Deadline: Nov 03, 23:59 6 points

Solve the CartPole-v1 environment environment from the OpenAI Gym using the Monte Carlo reinforcement learning algorithm.

Use the supplied cart_pole_evaluator.py module (depending on gym_evaluator.py) to interact with the discretized environment. The environment has the following methods and properties:

`states`

: number of states of the environment`actions`

: number of actions of the environment`episode`

: number of the current episode (zero-based)`reset(start_evaluate=False) → new_state`

: starts a new episode`step(action) → new_state, reward, done, info`

: perform the chosen action in the environment, returning the new state, obtained reward, a boolean flag indicating an end of episode, and additional environment-specific information`render()`

: render current environment state

Once you finish training (which you indicate by passing `start_evaluate=True`

to `reset`

), your goal is to reach an average return of 490 during 100
evaluation episodes.

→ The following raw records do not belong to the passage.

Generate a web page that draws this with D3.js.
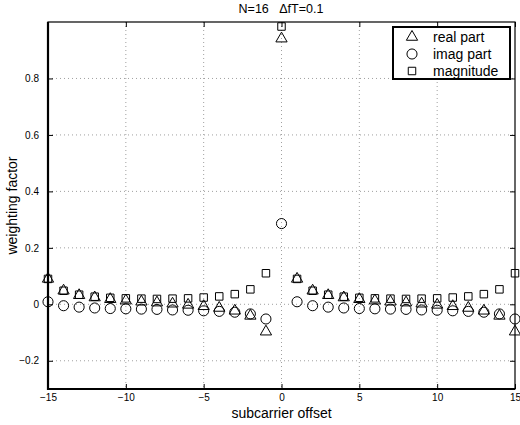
<!DOCTYPE html>
<html>
<head>
<meta charset="utf-8">
<script src="https://cdn.jsdelivr.net/npm/d3@7"></script>
<style>
  body { margin: 0; background: #fff; }
  text { font-family: "Liberation Sans", Arial, sans-serif; fill: #000; }
</style>
</head>
<body>
<svg id="chart" width="520" height="425"></svg>
<script>
// subcarrier offsets
let offsets = [-15, -14, -13, -12, -11, -10, -9, -8, -7, -6, -5, -4, -3, -2, -1,
  0, 1, 2, 3, 4, 5, 6, 7, 8, 9, 10, 11, 12, 13, 14, 15];

let realPart = [0.090, 0.048, 0.032, 0.024, 0.018, 0.013, 0.009, 0.006, 0.002, -0.002, -0.007, -0.013, -0.023, -0.041, -0.097,
  0.941, 0.090, 0.048, 0.032, 0.024, 0.018, 0.013, 0.009, 0.006, 0.002, -0.002, -0.007, -0.013, -0.023, -0.041, -0.097];
let imagPart = [0.009, -0.005, -0.010, -0.013, -0.015, -0.016, -0.017, -0.018, -0.020, -0.021, -0.023, -0.025, -0.028, -0.034, -0.052,
  0.286, 0.009, -0.005, -0.010, -0.013, -0.015, -0.016, -0.017, -0.018, -0.020, -0.021, -0.023, -0.025, -0.028, -0.034, -0.052];
let magnitude = [0.090, 0.048, 0.034, 0.027, 0.023, 0.021, 0.020, 0.019, 0.020, 0.021, 0.024, 0.028, 0.036, 0.053, 0.110,
  0.984, 0.090, 0.048, 0.034, 0.027, 0.023, 0.021, 0.020, 0.019, 0.020, 0.021, 0.024, 0.028, 0.036, 0.053, 0.110];

let xTicks = [-15, -10, -5, 0, 5, 10, 15];
let yTicks = [-0.2, 0, 0.2, 0.4, 0.6, 0.8];
let legendLabels = ["real part", "imag part", "magnitude"];

let svg = d3.select("#chart");
let plotLeft = 48, plotRight = 515, plotTop = 22, plotBottom = 389;

let x = d3.scaleLinear().domain([-15, 15]).range([plotLeft, plotRight]);
let y = d3.scaleLinear().domain([-0.3, 1]).range([plotBottom, plotTop]);

// grid
let grid = svg.append("g")
  .attr("stroke", "#888")
  .attr("stroke-width", 0.8)
  .attr("stroke-dasharray", "1,3");

grid.selectAll(".vgrid")
  .data(xTicks.filter((t) => t > -15 && t < 15))
  .enter()
  .append("line")
  .attr("x1", (d) => x(d))
  .attr("x2", (d) => x(d))
  .attr("y1", plotTop)
  .attr("y2", plotBottom);

grid.selectAll(".hgrid")
  .data(yTicks)
  .enter()
  .append("line")
  .attr("x1", plotLeft)
  .attr("x2", plotRight)
  .attr("y1", (d) => y(d))
  .attr("y2", (d) => y(d));

// axes, matlab style ticks pointing inwards
let fmtX = (d) => (d < 0 ? "\u2212" + Math.abs(d) : d);
let fmtY = (d) => (d === 0 ? "0" : d < 0 ? "\u2212" + Math.abs(d).toFixed(1) : d.toFixed(1));

let xAxis = svg.append("g")
  .attr("transform", `translate(0,${plotBottom})`)
  .call(d3.axisBottom(x).tickValues(xTicks).tickSizeInner(-5).tickSizeOuter(0).tickPadding(5).tickFormat(fmtX));
let xAxisTop = svg.append("g")
  .attr("transform", `translate(0,${plotTop})`)
  .call(d3.axisTop(x).tickValues(xTicks).tickSizeInner(-5).tickSizeOuter(0).tickFormat(""));
let yAxis = svg.append("g")
  .attr("transform", `translate(${plotLeft},0)`)
  .call(d3.axisLeft(y).tickValues(yTicks).tickSizeInner(-5).tickSizeOuter(0).tickPadding(9).tickFormat(fmtY));
let yAxisRight = svg.append("g")
  .attr("transform", `translate(${plotRight},0)`)
  .call(d3.axisRight(y).tickValues(yTicks).tickSizeInner(-5).tickSizeOuter(0).tickFormat(""));

[xAxis, xAxisTop, yAxis, yAxisRight].forEach((a) => {
  a.select(".domain").remove();
  a.selectAll("line").attr("stroke", "#000").attr("stroke-width", 1);
  a.selectAll("text").style("font-size", "10px").style("fill", "#000");
});

// frame: thin top/right, heavier left/bottom
svg.append("rect")
  .attr("x", plotLeft)
  .attr("y", plotTop)
  .attr("width", plotRight - plotLeft)
  .attr("height", plotBottom - plotTop)
  .attr("fill", "none")
  .attr("stroke", "#000")
  .attr("stroke-width", 1.2);
svg.append("path")
  .attr("d", `M${plotLeft},${plotTop}V${plotBottom}H${plotRight}`)
  .attr("fill", "none")
  .attr("stroke", "#000")
  .attr("stroke-width", 2.2);

// markers
let triangle = d3.symbol().type(d3.symbolTriangle).size(55);
let circle = d3.symbol().type(d3.symbolCircle).size(80);
let square = d3.symbol().type(d3.symbolSquare).size(56);

let marks = svg.append("g").attr("fill", "none").attr("stroke", "#000").attr("stroke-width", 1);

function drawSeries(values, sym) {
  marks.append("g")
    .selectAll("path")
    .data(values)
    .enter()
    .append("path")
    .attr("d", sym)
    .attr("transform", (d, i) => `translate(${x(offsets[i])},${y(d)})`);
}

drawSeries(magnitude, square);
drawSeries(imagPart, circle);
drawSeries(realPart, triangle);

// title
svg.append("text")
  .attr("x", 281)
  .attr("y", 13)
  .attr("text-anchor", "middle")
  .attr("xml:space", "preserve")
  .style("white-space", "pre")
  .style("font-size", "12.5px")
  .text("N=16   \u0394fT=0.1");

svg.append("text")
  .attr("x", (plotLeft + plotRight) / 2)
  .attr("y", 418)
  .attr("text-anchor", "middle")
  .style("font-size", "14px")
  .text("subcarrier offset");

svg.append("text")
  .attr("transform", `translate(17,${(plotTop + plotBottom) / 2}) rotate(-90)`)
  .attr("text-anchor", "middle")
  .style("font-size", "14px")
  .text("weighting factor");

// legend
let legend = svg.append("g");
legend.append("rect")
  .attr("x", 393)
  .attr("y", 27)
  .attr("width", 117)
  .attr("height", 52)
  .attr("fill", "#fff")
  .attr("stroke", "#000")
  .attr("stroke-width", 2);

let legendSyms = [triangle, circle, square];
legendLabels.forEach((label, i) => {
  let ly = 37 + i * 17;
  legend.append("path")
    .attr("d", legendSyms[i])
    .attr("transform", `translate(412,${ly})`)
    .attr("fill", "none")
    .attr("stroke", "#000");
  legend.append("text")
    .attr("x", 433)
    .attr("y", ly + 5)
    .style("font-size", "14px")
    .text(label);
});
</script>
</body>
</html>
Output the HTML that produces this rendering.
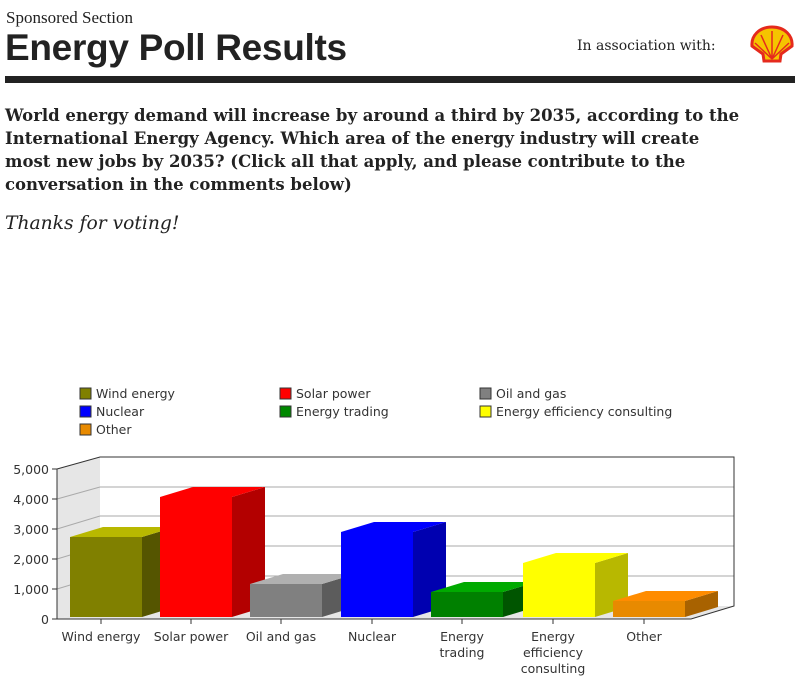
<!DOCTYPE html>
<html><head><meta charset="utf-8"><style>
body{margin:0;width:798px;height:700px;background:#fff;overflow:hidden;position:relative;font-family:"Liberation Serif",serif;color:#222}
.a{position:absolute;white-space:nowrap}
</style></head><body>
<div class="a" style="left:6px;top:8px;font-size:17px;">Sponsored Section</div>
<div class="a" style="left:5px;top:27px;font-family:'Liberation Sans',sans-serif;font-size:37px;font-weight:bold;color:#222;letter-spacing:-0.3px">Energy Poll Results</div>
<div class="a" style="left:577px;top:38px;font-family:'DejaVu Serif',serif;font-size:14px;">In association with:</div>
<svg class="a" style="left:749px;top:25px" width="46" height="42" viewBox="0 0 46 42">
<path d="M23 2C10 2 2 11 3 21L14 29 15 36 31 36 32 29 43 21C44 11 36 2 23 2Z" fill="#f5c400" stroke="#e52a1d" stroke-width="3"/>
<path d="M23 34V6M23 34L12 10M23 34L34 10M23 34L6 18M23 34L40 18" stroke="#e52a1d" stroke-width="1.5"/>
</svg>
<div class="a" style="left:5px;top:76px;width:790px;height:7px;background:#222"></div>
<div class="a" style="left:5px;top:104px;font-family:'DejaVu Serif',serif;font-size:16.5px;font-weight:bold;line-height:23px;">World energy demand will increase by around a third by 2035, according to the<br>International Energy Agency. Which area of the energy industry will create<br>most new jobs by 2035? (Click all that apply, and please contribute to the<br>conversation in the comments below)</div>
<div class="a" style="left:5px;top:213px;font-family:'DejaVu Serif',serif;font-size:18.7px;font-style:italic">Thanks for voting!</div>
<svg class="a" style="left:0;top:0" width="798" height="700" font-family="DejaVu Sans, sans-serif" font-size="12.5" fill="#333">
<g stroke="#333" stroke-width="1">
<rect x="80" y="388" width="11" height="11" fill="#808000"/><rect x="280" y="388" width="11" height="11" fill="#f00"/><rect x="480" y="388" width="11" height="11" fill="#808080"/>
<rect x="80" y="406" width="11" height="11" fill="#00f"/><rect x="280" y="406" width="11" height="11" fill="#080"/><rect x="480" y="406" width="11" height="11" fill="#ff0"/>
<rect x="80" y="424" width="11" height="11" fill="#e88a00"/>
</g>
<text x="96" y="398">Wind energy</text><text x="296" y="398">Solar power</text><text x="496" y="398">Oil and gas</text>
<text x="96" y="416">Nuclear</text><text x="296" y="416">Energy trading</text><text x="496" y="416">Energy efficiency consulting</text>
<text x="96" y="434">Other</text>
<polygon points="57,469 100,457 100,606 57,619" fill="#e6e6e6"/>
<polygon points="57,619 100,606 734,606 691,619" fill="#e6e6e6"/>
<g stroke="#aaa"><line x1="100" y1="576" x2="734" y2="576"/><line x1="100" y1="546" x2="734" y2="546"/><line x1="100" y1="516" x2="734" y2="516"/><line x1="100" y1="487" x2="734" y2="487"/>
<line x1="57" y1="589" x2="100" y2="576"/><line x1="57" y1="559" x2="100" y2="546"/><line x1="57" y1="529" x2="100" y2="516"/><line x1="57" y1="499" x2="100" y2="487"/></g>
<polyline points="57,469 100,457 734,457 734,606 691,619 57,619 57,469" fill="none" stroke="#333"/>
<g stroke="#333"><line x1="52" y1="619" x2="57" y2="619"/><line x1="52" y1="589" x2="57" y2="589"/><line x1="52" y1="559" x2="57" y2="559"/><line x1="52" y1="529" x2="57" y2="529"/><line x1="52" y1="499" x2="57" y2="499"/><line x1="52" y1="469" x2="57" y2="469"/>
<line x1="101" y1="619" x2="101" y2="624"/><line x1="191" y1="619" x2="191" y2="624"/><line x1="281" y1="619" x2="281" y2="624"/><line x1="372" y1="619" x2="372" y2="624"/><line x1="462" y1="619" x2="462" y2="624"/><line x1="553" y1="619" x2="553" y2="624"/><line x1="644" y1="619" x2="644" y2="624"/></g>
<g text-anchor="end"><text x="49" y="624">0</text><text x="49" y="594">1,000</text><text x="49" y="564">2,000</text><text x="49" y="534">3,000</text><text x="49" y="504">4,000</text><text x="49" y="474">5,000</text></g>
<g>
<polygon points="142,537 175,527 175,607 142,617" fill="#555500"/><polygon points="70,537 103,527 175,527 142,537" fill="#b8b800"/><rect x="70" y="537" width="72" height="80" fill="#808000"/>
<polygon points="232,497 265,487 265,607 232,617" fill="#b30000"/><polygon points="160,497 193,487 265,487 232,497" fill="#f00"/><rect x="160" y="497" width="72" height="120" fill="#f00"/>
<polygon points="322,584 355,574 355,607 322,617" fill="#5c5c5c"/><polygon points="250,584 283,574 355,574 322,584" fill="#b0b0b0"/><rect x="250" y="584" width="72" height="33" fill="#808080"/>
<polygon points="413,532 446,522 446,607 413,617" fill="#0000b0"/><polygon points="341,532 374,522 446,522 413,532" fill="#00f"/><rect x="341" y="532" width="72" height="85" fill="#00f"/>
<polygon points="503,592 536,582 536,607 503,617" fill="#005500"/><polygon points="431,592 464,582 536,582 503,592" fill="#00aa00"/><rect x="431" y="592" width="72" height="25" fill="#008000"/>
<polygon points="595,563 628,553 628,607 595,617" fill="#b8b800"/><polygon points="523,563 556,553 628,553 595,563" fill="#ff0"/><rect x="523" y="563" width="72" height="54" fill="#ff0"/>
<polygon points="685,601 718,591 718,607 685,617" fill="#a86200"/><polygon points="613,601 646,591 718,591 685,601" fill="#ff8c00"/><rect x="613" y="601" width="72" height="16" fill="#e88a00"/>
</g>
<g text-anchor="middle">
<text x="101" y="641">Wind energy</text><text x="191" y="641">Solar power</text><text x="281" y="641">Oil and gas</text><text x="372" y="641">Nuclear</text>
<text x="462" y="641">Energy</text><text x="462" y="657">trading</text>
<text x="553" y="641">Energy</text><text x="553" y="657">efficiency</text><text x="553" y="673">consulting</text>
<text x="644" y="641">Other</text>
</g>
</svg>
</body></html>
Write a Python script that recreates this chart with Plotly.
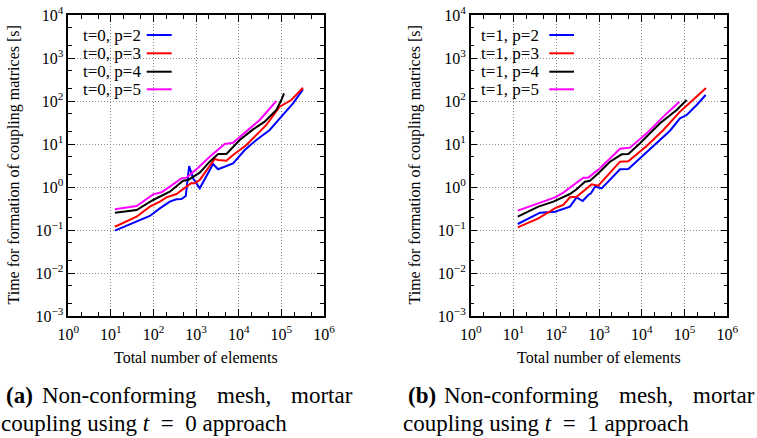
import plotly.graph_objects as go

# ---------------- data ----------------
# (a) t = 0 approach
a_p2_x = [12.4, 33.3, 81.8, 140.6, 241, 345, 452, 571, 684, 849, 1216, 2495, 3273, 7345, 13800, 25880, 53200, 99800, 187500, 321400]
a_p2_y = [0.0964, 0.148, 0.212, 0.319, 0.456, 0.516, 0.526, 0.618, 3.08, 1.59, 0.931, 3.43, 2.58, 3.55, 7.24, 12.4, 21.2, 43.3, 88.3, 186.6]
a_p3_x = [12.4, 40.0, 81.8, 140.6, 201, 345, 592, 774, 927, 1216, 2729, 3273, 5129, 7345, 15100, 25880, 44360, 91200, 171000, 321400]
a_p3_y = [0.119, 0.204, 0.349, 0.456, 0.575, 0.687, 1.02, 1.24, 1.22, 1.46, 4.48, 4.25, 4.09, 5.55, 9.48, 16.2, 27.7, 73.8, 105.4, 204]
a_p4_x = [12.4, 40.0, 97.9, 168, 241, 494, 647, 1216, 2084, 3273, 5129, 10520, 21630, 40550, 76210, 99800, 115300]
a_p4_y = [0.253, 0.292, 0.499, 0.652, 0.778, 1.40, 1.46, 2.15, 3.88, 5.85, 5.85, 12.4, 21.9, 33.0, 61.8, 105.4, 150.7]
a_p5_x = [12.4, 40.0, 97.9, 153.8, 241, 452, 592, 1112, 2084, 4677, 7345, 15100, 30970, 76210]
a_p5_y = [0.303, 0.361, 0.676, 0.752, 1.02, 1.59, 1.65, 2.81, 5.07, 10.0, 10.7, 19.4, 36.1, 100]

# (b) t = 1 approach
b_p2_x = [12.6, 41.7, 93.5, 209, 300, 415, 562, 650, 805, 1153, 3097, 4853, 9099, 22280, 45710, 78340, 112200, 192300, 311900]
b_p2_y = [0.138, 0.253, 0.267, 0.349, 0.575, 0.472, 0.652, 0.713, 1.02, 0.931, 2.58, 2.62, 4.65, 10.4, 20.4, 39.5, 47.2, 80.7, 138]
b_p3_x = [12.6, 38.2, 98.9, 146.6, 209, 300, 673, 964, 3097, 4853, 13030, 31990, 78340, 160700, 317700]
b_p3_y = [0.115, 0.187, 0.330, 0.381, 0.575, 0.596, 1.15, 1.07, 3.88, 3.95, 8.97, 21.2, 56.5, 105.4, 200]
b_p4_x = [12.6, 38.2, 85.7, 209, 300, 470, 615, 964, 1807, 3388, 4853, 9099, 26730, 65460, 112200]
b_p4_y = [0.204, 0.349, 0.456, 0.687, 0.883, 1.33, 1.40, 2.08, 3.88, 5.75, 5.85, 10.4, 30.3, 61.8, 105.4]
b_p5_x = [12.6, 41.7, 93.5, 146.6, 251, 430, 562, 1054, 3097, 5309, 13030, 31990, 75680]
b_p5_y = [0.282, 0.433, 0.575, 0.738, 1.11, 1.65, 1.65, 2.72, 7.78, 8.22, 17.7, 43.3, 96.4]

series_colors = ["#0000ff", "#ff0000", "#000000", "#ff00ff"]
names_a = ["t=0, p=2", "t=0, p=3", "t=0, p=4", "t=0, p=5"]
names_b = ["t=1, p=2", "t=1, p=3", "t=1, p=4", "t=1, p=5"]

x_tickvals = [1, 10, 100, 1000, 10000, 100000, 1000000]
x_ticktext = ["10<sup>0</sup>", "10<sup>1</sup>", "10<sup>2</sup>", "10<sup>3</sup>",
              "10<sup>4</sup>", "10<sup>5</sup>", "10<sup>6</sup>"]
y_tickvals = [0.001, 0.01, 0.1, 1, 10, 100, 1000, 10000]
y_ticktext = ["10<sup>\u22123</sup>", "10<sup>\u22122</sup>", "10<sup>\u22121</sup>", "10<sup>0</sup>",
              "10<sup>1</sup>", "10<sup>2</sup>", "10<sup>3</sup>", "10<sup>4</sup>"]

x_title = "Total number of elements"
y_title = "Time for formation of coupling matrices [s]"

W, H = 757, 438
FONT = "Liberation Serif"


def px(x):
    return x / W


def py(y):
    return 1 - y / H


fig = go.Figure()

data_a = [(a_p2_x, a_p2_y), (a_p3_x, a_p3_y), (a_p4_x, a_p4_y), (a_p5_x, a_p5_y)]
data_b = [(b_p2_x, b_p2_y), (b_p3_x, b_p3_y), (b_p4_x, b_p4_y), (b_p5_x, b_p5_y)]

for (xs, ys), c, n in zip(data_a, series_colors, names_a):
    fig.add_trace(go.Scatter(x=xs, y=ys, mode="lines", name=n, showlegend=False,
                             line=dict(color=c, width=2), xaxis="x", yaxis="y"))
for (xs, ys), c, n in zip(data_b, series_colors, names_b):
    fig.add_trace(go.Scatter(x=xs, y=ys, mode="lines", name=n, showlegend=False,
                             line=dict(color=c, width=2), xaxis="x2", yaxis="y2"))

ydom = [py(316), py(15)]
xdom_a = [px(68.3), px(324)]
xdom_b = [px(470.7), px(727.3)]


def axis_common():
    return dict(ticks="inside", ticklen=7, tickwidth=1, tickcolor="black",
                minor=dict(ticks="inside", ticklen=4, tickwidth=1, tickcolor="black", showgrid=False),
                showline=True, linecolor="black", linewidth=1.5, mirror="allticks",
                showgrid=True, gridcolor="#8c8c8c", griddash="1px,2px", gridwidth=1,
                zeroline=False, automargin=False,
                tickfont=dict(family=FONT, size=16, color="black"))


def xaxis_cfg(dom, anchor):
    return dict(type="log", range=[0, 6], domain=dom, anchor=anchor,
                tickvals=x_tickvals, ticktext=x_ticktext, ticklabelstandoff=3, **axis_common())


def yaxis_cfg(anchor):
    return dict(type="log", range=[-3, 4], domain=ydom, anchor=anchor,
                tickvals=y_tickvals, ticktext=y_ticktext, **axis_common())


fig.update_layout(
    template="none",
    width=W, height=H,
    margin=dict(l=0, r=0, t=0, b=0, pad=0),
    paper_bgcolor="white", plot_bgcolor="white",
    showlegend=False,
    xaxis=xaxis_cfg(xdom_a, "y"),
    yaxis=yaxis_cfg("x"),
    xaxis2=xaxis_cfg(xdom_b, "y2"),
    yaxis2=yaxis_cfg("x2"),
    font=dict(family=FONT, color="black"),
)

shapes = []
annotations = []

# white key box hiding the grid under the key (gnuplot style)
for left, right in ((68.3, 181), (470.7, 583)):
    shapes.append(dict(type="rect", xref="paper", yref="paper", layer="between",
                       x0=px(left + 1.5), x1=px(right), y0=py(108), y1=py(16.5),
                       fillcolor="white", line=dict(width=0)))

row_y = [35, 53.3, 71.7, 89.3]
for names, txt_right, l0, l1 in ((names_a, 142, 146.7, 171.7), (names_b, 539.5, 549.3, 574)):
    for n, c, ry in zip(names, series_colors, row_y):
        annotations.append(dict(text=n, xref="paper", yref="paper", x=px(txt_right), y=py(ry),
                                xanchor="right", yanchor="middle", showarrow=False, borderpad=0,
                                font=dict(family=FONT, size=17, color="black")))
        shapes.append(dict(type="line", xref="paper", yref="paper", layer="above",
                           x0=px(l0), x1=px(l1), y0=py(ry), y1=py(ry),
                           line=dict(color=c, width=2)))

for dom in (xdom_a, xdom_b):
    annotations.append(dict(text=x_title, xref="paper", yref="paper", x=(dom[0] + dom[1]) / 2,
                            y=py(357), xanchor="center", yanchor="middle", showarrow=False,
                            font=dict(family=FONT, size=16, color="black")))
for xc in (13, 414):
    annotations.append(dict(text=y_title, xref="paper", yref="paper", x=px(xc),
                            y=(ydom[0] + ydom[1]) / 2, xanchor="center", yanchor="middle",
                            textangle=-90, showarrow=False,
                            font=dict(family=FONT, size=16, color="black")))

cap_font = dict(family=FONT, size=23, color="black")
cap_words = [
    ("<b>(a)</b>", 5), ("Non-conforming", 40.5), ("mesh,", 216), ("mortar", 290),
    ("<b>(b)</b>", 407.3), ("Non-conforming", 443), ("mesh,", 618.3), ("mortar", 691.7),
]
for t, xl in cap_words:
    annotations.append(dict(text=t, xref="paper", yref="paper", x=px(xl), y=py(395),
                            xanchor="left", yanchor="middle", showarrow=False, borderpad=0,
                            font=cap_font))
for t, xl in (("coupling using <i>t</i>\u2002=\u20020 approach", 0),
              ("coupling using <i>t</i>\u2002=\u20021 approach", 401.7)):
    annotations.append(dict(text=t, xref="paper", yref="paper", x=px(xl), y=py(423),
                            xanchor="left", yanchor="middle", showarrow=False, borderpad=0,
                            font=cap_font))

fig.update_layout(shapes=shapes, annotations=annotations)

fig.write_html("out.html")
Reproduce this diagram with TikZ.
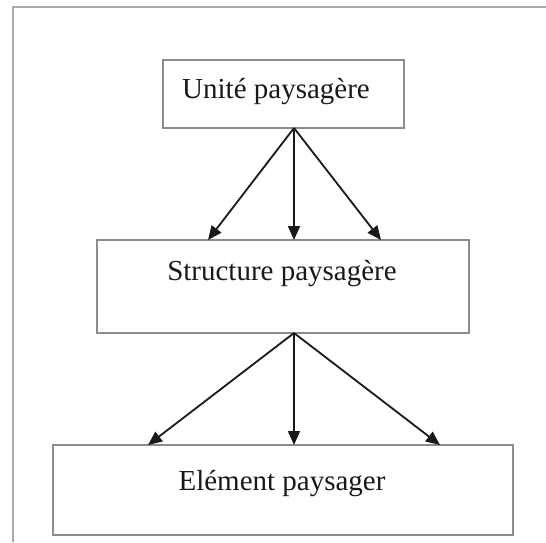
\documentclass[tikz,border=0pt]{standalone}
\usepackage{fontspec}
\setmainfont{Liberation Serif}
\usetikzlibrary{arrows.meta}
\definecolor{boxgray}{RGB}{140,140,140}
\definecolor{framegray}{RGB}{170,170,170}
\definecolor{arrowcol}{RGB}{25,25,25}
\begin{document}
\begin{tikzpicture}[x=1pt,y=-1pt,
  box/.style={draw=boxgray,line width=2.3pt,fill=white,inner sep=0pt},
  lbl/.style={anchor=base,inner sep=0pt,font=\fontsize{29}{31}\selectfont,text=black!90},
  conn/.style={draw=arrowcol,line width=1.8pt,-{Triangle[length=14pt,width=12pt]}}]
\useasboundingbox (0,0) rectangle (546,542);
\fill[white] (0,0) rectangle (546,542);
% frame
\draw[framegray,line width=1.8pt] (13,542) -- (13,7) -- (546,7);
% boxes
\node[box,minimum width=241pt,minimum height=68pt] (b1) at (283.5,94) {};
\node[box,minimum width=372pt,minimum height=93pt] (b2) at (283,286.5) {};
\node[box,minimum width=460pt,minimum height=90pt] (b3) at (283,490) {};
% labels
\node[lbl] (t1) at (276,98) {Unité paysagère};
\node[lbl] (t2) at (282,280) {Structure paysagère};
\node[lbl] (t3) at (282,490) {Elément paysager};
% connector points
\coordinate (o1) at (294,128);
\coordinate (e1l) at (208,240);
\coordinate (e1m) at (294,240);
\coordinate (e1r) at (381,240);
\coordinate (o2) at (294,333);
\coordinate (e2l) at (148,445);
\coordinate (e2m) at (294,445);
\coordinate (e2r) at (440,445);
\draw[conn] (o1) -- (e1l);
\draw[conn] (o1) -- (e1m);
\draw[conn] (o1) -- (e1r);
\draw[conn] (o2) -- (e2l);
\draw[conn] (o2) -- (e2m);
\draw[conn] (o2) -- (e2r);
\end{tikzpicture}
\end{document}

Note that the environment prints your 100-episode
average return each 10 episodes even during training.

You can start with the monte_carlo.py template, which parses several useful parameters, creates the environment and illustrates the overall usage.

During evaluation in ReCodEx, three different random seeds will be employed, and you need to reach the required return on all of them. Time limit for each test is 5 minutes.